Nigerian lawyers who want the country’s ill president temporarily replaced went to court Thursday. The judge said no decision was expected until next week, extending the political uncertainty in Africa’s most populous nation.
President Umaru Yar’Adua left Nigeria nearly two months ago to seek medical treatment in Saudi Arabia. He has long been troubled by a kidney ailment, and doctors have said the 58-year-old is now suffering from acute pericarditis, an inflammation of the sac surrounding the heart.
Three lawsuits aim to force the federal government to allow the vice president to take over.
Judge Dan Abutu scheduled a hearing for one case on Jan. 21. He said the judgment on the second case would be issued Jan. 22, and he recused himself from the third.
While Nigerian law allows for a smooth transition of power from Yar’Adua to Vice President Goodluck Jonathan, the president left without formally appointing an acting leader, as the constitution requires.

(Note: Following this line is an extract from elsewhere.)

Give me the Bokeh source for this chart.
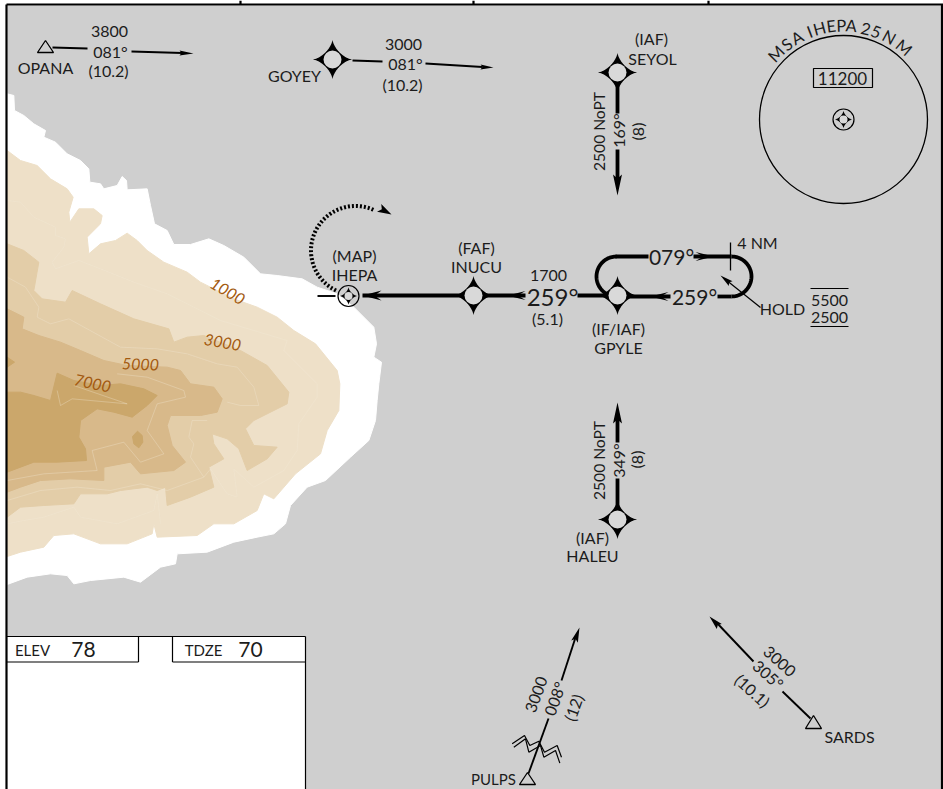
import numpy as np
from bokeh.plotting import figure
from bokeh.core.properties import value
from bokeh.embed import file_html
from bokeh.resources import INLINE

FONT = "Lato"
BG = "#cfcfcf"
INK = "#1c1c1c"

# terrain (crop units: x/3, 90 + y/3)
land_white = [(20,10),(40,15),(42,60),(70,75),(100,100),(135,120),(130,140),(165,155),(200,190),(240,210),(265,235),(268,275),(300,280),(310,295),(350,285),(365,258),(378,270),(380,298),(440,295),(450,345),(462,400),(500,420),(520,462),(570,462),(625,445),(670,465),(730,500),(780,550),(830,555),(905,565),(950,590),(1010,610),(1060,650),(1120,710),(1128,760),(1120,800),(1143,815),(1135,880),(1130,930),(1125,990),(1105,1050),(1050,1100),(975,1170),(920,1190),(870,1245),(855,1300),(820,1330),(770,1340),(700,1355),(620,1385),(530,1390),(525,1420),(480,1430),(420,1475),(370,1460),(270,1470),(220,1480),(200,1455),(150,1450),(80,1460),(20,1482)]
land_1000 = [(20,180),(60,210),(110,225),(150,265),(200,295),(218,320),(205,365),(208,395),(235,355),(280,355),(305,375),(300,400),(260,440),(265,490),(300,460),(345,450),(380,428),(410,450),(440,480),(490,515),(560,545),(600,575),(650,600),(700,625),(770,650),(830,680),(880,720),(945,760),(1010,840),(1018,880),(1015,960),(980,1020),(960,1090),(885,1150),(820,1225),(790,1210),(770,1260),(700,1300),(640,1300),(590,1335),(470,1340),(460,1300),(455,1330),(380,1360),(300,1360),(220,1330),(160,1335),(130,1370),(60,1385),(20,1398)]
land_3000 = [(20,460),(70,480),(115,515),(100,600),(125,625),(195,635),(215,600),(300,640),(400,685),(505,715),(520,755),(560,740),(610,735),(720,780),(800,825),(865,905),(860,940),(800,970),(760,990),(735,1015),(760,1065),(830,1070),(800,1105),(740,1140),(715,1075),(680,1045),(635,1030),(640,1060),(670,1105),(625,1130),(640,1190),(570,1220),(500,1245),(495,1190),(470,1200),(440,1190),(360,1200),(320,1210),(240,1210),(220,1240),(130,1245),(60,1250),(20,1280)]
land_5000 = [(20,655),(70,680),(65,715),(115,735),(180,755),(240,780),(310,810),(380,825),(500,830),(540,840),(570,880),(640,890),(665,925),(650,965),(600,975),(510,975),(500,1005),(515,1065),(555,1115),(520,1140),(420,1150),(390,1115),(310,1130),(310,1170),(210,1165),(120,1170),(60,1190),(20,1205)]
land_7000 = [(20,905),(60,905),(100,915),(150,930),(170,848),(220,870),(300,885),(360,880),(430,895),(470,915),(440,945),(395,980),(340,965),(290,955),(240,990),(235,1040),(255,1075),(258,1110),(170,1115),(100,1115),(20,1145)]
land_7000_b = [(20,800),(42,815),(20,830)]
land_7000_c = [(411,1022),(425,1035),(427,1055),(415,1072),(400,1060),(396,1038)]
contours = [
    [(20,330),(60,335),(100,380),(165,410),(165,435),(195,445),(190,470),(155,515),(165,535),(235,510),(300,535),(400,575),(500,610),(580,650),(660,690),(760,720),(860,750),(850,780),(950,880),(950,920),(895,1000),(890,1080),(850,1140),(760,1190),(700,1135),(710,1220),(680,1210),(630,1135),(610,1160),(570,1100),(580,1060),(565,1040),(575,990),(620,990)],
    [(20,560),(75,590),(115,650),(110,680),(150,700),(205,685),(360,770),(470,775),(560,790),(650,820),(710,830),(760,890),(775,945),(720,945),(680,935)],
    [(20,1300),(70,1290),(130,1280),(220,1250),(240,1280),(350,1300),(460,1260),(470,1210),(480,1300)],
    [(20,1170),(130,1150),(290,1140),(275,1080),(370,1055),(420,1115),(490,1090),(440,1020),(470,940),(555,920),(550,900),(440,860),(350,850)],
    [(170,900),(180,945),(215,925),(380,940),(220,885)],
    [(20,1230),(120,1200),(230,1190),(330,1200),(420,1180),(500,1200),(610,1160)],
]

# frame
frame_lines = [(6,4,6,789),(6,4,943,4),(941.5,4,941.5,789),(240,0,240,4),(473,0,473,4),(708,0,708,4)]
notes_box = (6,636,305,789)
box_lines = [(6,636,305,636),(305,636,305,789),(6,661.5,138,661.5),(138,636,138,661.5),(172,636,172,661.5),(172,661.5,305,661.5)]

# waypoints
fixes_x = [332,617,473,617,617]
fixes_y = [59,72,295,295,519]

# track legs
thick_legs = [(577,295,617,295),(362,295,525,295),(617,72,617,113),(617,149,617,179),(617,519,617,478),(617,418,617,442),(615,256,648,256),(693,256,731,256),(670,296,617,296),(717,296,731,296)]
thin_legs = [(52,47,87,48),(131,51,182,52.5),(352,60,382,61),(425,63,482,66.5),(528,773,548,718),(561,680,575,637),(810,718,782,691),(753,661,716,622),(317,295.5,335,295.5)]
hold_arc_right = (731,276,20)
hold_arc_left = (616,276,20)
tick_4nm = (730,242,730,270)
hold_leader = (760,307,725,279)
hold_over = (810,288,848,288)
hold_under = (810,326,848,326)
missed_arc = (355,250,44.5)

# arrows: tip x, tip y, direction x, direction y, length, half width, notch
arrows = [
    (193,53,1,0.03,14,2.5,12),(493,67,1,0.04,13,2.5,11),
    (617,195,0,1,21,4.5,17),(617,402,0,-1,21,4.5,17),
    (362,295,-1,0,19,5,12),(507,295,-1,0,18,4.5,10),(650,296,-1,0,18,4.5,10),(713,256,1,0,18,4.5,10),
    (579,627,0.33,-0.94,15,3.5,12),(709,616,-0.7,-0.72,14,3.5,12),(720,275,-0.78,-0.62,13,3,11),
    (391,214,0.88,0.47,14,4.5,11),
]

# triangles: apex x, apex y, half width, height
triangles = [(45,40,8,12),(527,772,8,12),(813,715,8,13)]

# MEA break marks
zig_a = [(155,400),(192,375),(208,405),(235,392),(252,425),(290,405),(303,440)]
zig_b = [(160,410),(195,385),(205,425),(240,405),(250,440),(285,420),(298,458)]

# MSA circle
msa_x, msa_y, msa_r = 843, 119, 84
msa_box = (813,68,872,87)
msa_chars = list("MSAIHEPA25NM")
msa_angles = [-45.7,-37,-29.5,-21,-14.8,-7.5,-1.4,4.7,13.8,20.4,29,40]
msa_label_r = 94

# labels: text, x, y, size, rotation deg
labels = [
    ("3800",109,31,16,0),("081°",110,51,16,0),("(10.2)",108,70,16,0),("OPANA",45,67,16,0),
    ("GOYEY",294,75,16,0),("3000",403,44,16,0),("081°",405,63,16,0),("(10.2)",402,84,16,0),
    ("(IAF)",651,38,16,0),("SEYOL",652,58,16,0),
    ("2500 NoPT",598,131,15.6,90),("169°",618,130,16,90),("(8)",637,131,16,90),
    ("2500 NoPT",598,460,15.6,90),("349°",618,460,16,90),("(8)",636,459,16,90),
    ("(IAF)",592,537,16,0),("HALEU",592,555,16,0),
    ("(MAP)",354,255,16,0),("IHEPA",354,274,16,0),("(FAF)",476,247,16,0),("INUCU",476,266,16,0),
    ("1700",548,275,16,0),("259°",552,296,24,0),("(5.1)",547,318,16,0),
    ("(IF/IAF)",618,328,16,0),("GPYLE",618,347,16,0),
    ("079°",671,256,21,0),("259°",694,296,21,0),("4 NM",757,242,16,0),
    ("HOLD",782,308,16,0),("5500",829,300,16,0),("2500",829,317,16,0),
    ("11200",842,78,17,0),
    ("3000",536,694,16,70),("008°",554,698,16,70),("(12)",573,707,16,70),("PULPS",493,778,15,0),
    ("3000",779,661,16,-42),("305°",768,674,16,-42),("(10.1)",752,690,16,-42),("SARDS",849,736,16,0),
    ("ELEV",32,649,15,0),("78",83,649,21,0),("TDZE",203,649,15,0),("70",250,649,21,0),
]
contour_labels = [("1000",227,291,-30),("3000",222,342,-10),("5000",140,364,-2),("7000",92,383,-12)]
LAND_COLORS = ["#ffffff","#eee0c8","#e3cda8","#d8b98a","#cba76b"]

p = figure(width=943, height=789, x_range=(0,943), y_range=(789,0), output_backend="svg",
           toolbar_location=None, min_border=0, outline_line_color=None, background_fill_color="white", border_fill_color="white")
p.axis.visible = False
p.grid.visible = False
p.styles = {"position": "absolute", "left": "0px", "top": "0px"}

def crop(pts):
    return [x/3 for x, y in pts], [90 + y/3 for x, y in pts]

def seg(lines, width, color="black", cap="butt"):
    a = np.array(lines, dtype=float)
    p.segment(a[:,0], a[:,1], a[:,2], a[:,3], line_width=width, line_color=color, line_cap=cap)

p.quad(left=[7], right=[941], top=[5], bottom=[789], fill_color=BG, line_color=None)

for poly, col in zip([land_white, land_1000, land_3000, land_5000, land_7000, land_7000_b, land_7000_c],
                     LAND_COLORS + [LAND_COLORS[4], LAND_COLORS[4]]):
    xs, ys = crop(poly)
    p.patch(xs, ys, fill_color=col, line_color=col, line_width=1, line_join="round")
for c in contours:
    xs, ys = crop(c)
    p.line(xs, ys, line_color="#f3e9d8", line_width=0.6, line_alpha=0.55)

l, t, r, b = notes_box
p.quad(left=[l], right=[r], top=[t], bottom=[b], fill_color="white", line_color=None)
seg(box_lines, 1.2)
seg(frame_lines, 2.2)

# tracks
seg(thick_legs, 3.8)
seg(thin_legs, 1.9)
seg([tick_4nm], 1.3)
seg([hold_leader], 1.3)
seg([hold_over, hold_under], 1.2)

for (cx, cy, r0), a0, a1 in [(hold_arc_right, -90, 90), (hold_arc_left, -90, -250)]:
    a = np.radians(np.linspace(a0, a1, 50))
    p.line(cx + r0*np.cos(a), cy + r0*np.sin(a), line_width=3.8, line_color="black")
a = np.radians(np.linspace(116, 295, 90))
p.line(missed_arc[0] + missed_arc[2]*np.cos(a), missed_arc[1] + missed_arc[2]*np.sin(a),
       line_width=4, line_color="black", line_dash="2 2")

for tx, ty, dx, dy, ln, hw, nt in arrows:
    n = np.hypot(dx, dy); dx, dy = dx/n, dy/n; nx, ny = -dy, dx
    p.patch([tx, tx-dx*ln+nx*hw, tx-dx*nt, tx-dx*ln-nx*hw],
            [ty, ty-dy*ln+ny*hw, ty-dy*nt, ty-dy*ln-ny*hw], fill_color="black", line_color=None)

for ax, ay, hw, h in triangles:
    p.patch([ax, ax+hw, ax-hw], [ay, ay+h, ay+h], fill_color=BG, line_color="black", line_width=1.3)

for z in (zig_a, zig_b):
    p.line([460 + x/3 for x, y in z], [610 + y/3 for x, y in z], line_color="black", line_width=1.2)

# fix symbols
T = np.linspace(0, 2*np.pi, 161)
R = 20
for fx, fy in zip(fixes_x, fixes_y):
    p.patch(fx + R*np.sign(np.cos(T))*np.abs(np.cos(T))**3, fy + R*np.sign(np.sin(T))*np.abs(np.sin(T))**3,
            fill_color="black", line_color=None)
    p.circle([fx], [fy], radius=9, fill_color="#d9d9d9", line_color=None)

# small navaid symbols
for nx0, ny0 in [(348, 295.5), (msa_x, msa_y)]:
    p.circle([nx0], [ny0], radius=10.5, fill_color=BG if nx0 > 400 else None, line_color="black", line_width=1.2)
    p.patch(nx0 + 9*np.sign(np.cos(T))*np.abs(np.cos(T))**3, ny0 + 9*np.sign(np.sin(T))*np.abs(np.sin(T))**3,
            fill_color="black", line_color=None)
    p.circle([nx0], [ny0], radius=4, fill_color="#d9d9d9", line_color=None)

# MSA
p.circle([msa_x], [msa_y], radius=msa_r, fill_color=None, line_color="black", line_width=1.3)
l, t, r, b = msa_box
p.quad(left=[l], right=[r], top=[t], bottom=[b], fill_color=None, line_color="black", line_width=1.2)
ang = np.radians(msa_angles)
p.text(msa_x + msa_label_r*np.sin(ang), msa_y - msa_label_r*np.cos(ang), text=msa_chars, angle=-ang,
       text_font=value(FONT), text_font_size="16.5px", text_align="center", text_baseline="middle", text_color=INK)

# text
for s, x, y, size, rot in labels:
    p.text([x], [y], text=[s], angle=np.radians(rot), text_font=value(FONT), text_font_size=f"{size}px",
           text_align="center", text_baseline="middle", text_color=INK)
for s, x, y, rot in contour_labels:
    p.text([x], [y], text=[s], angle=np.radians(rot), text_font=value(FONT), text_font_size="16px",
           text_font_style="italic", text_align="center", text_baseline="middle", text_color="#a35a10")

open("out.html", "w").write(file_html(p, INLINE))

The constitution puts Jonathan next in line, but it’s unclear if the Muslim-dominated north would allow the Muslim Yar’Adua to be replaced with Jonathan, who is a Christian. The Nigerian presidency alternates between Christian and Muslim leaders, and Yar’Adua still has two years left in his term.
Yar’Adua’s nearly two-month absence prompted hundreds of Nigerians to protest in the capital Tuesday after the leader said in a radio interview that he hoped to recover and return to power.
“I hope that very soon there will be tremendous progress that will allow me to get back home,” Yar’Adua told the BBC in a telephone interview aired early Tuesday, pausing occasionally to cough. “I wish to thank all Nigerians for their prayers for my good health and their prayers for the nation.”
He added: “As soon as my doctors discharge me, I will return to Nigeria to assume my duties.”
Last month, a group of 50 prominent Nigerians also issued a petition calling on Yar’Adua to resign if he’s medically incapable of running the country.
Lawmakers have said that they will send a delegation to Saudi Arabia to “convey a goodwill message” and discuss national issues with Yar’Adua.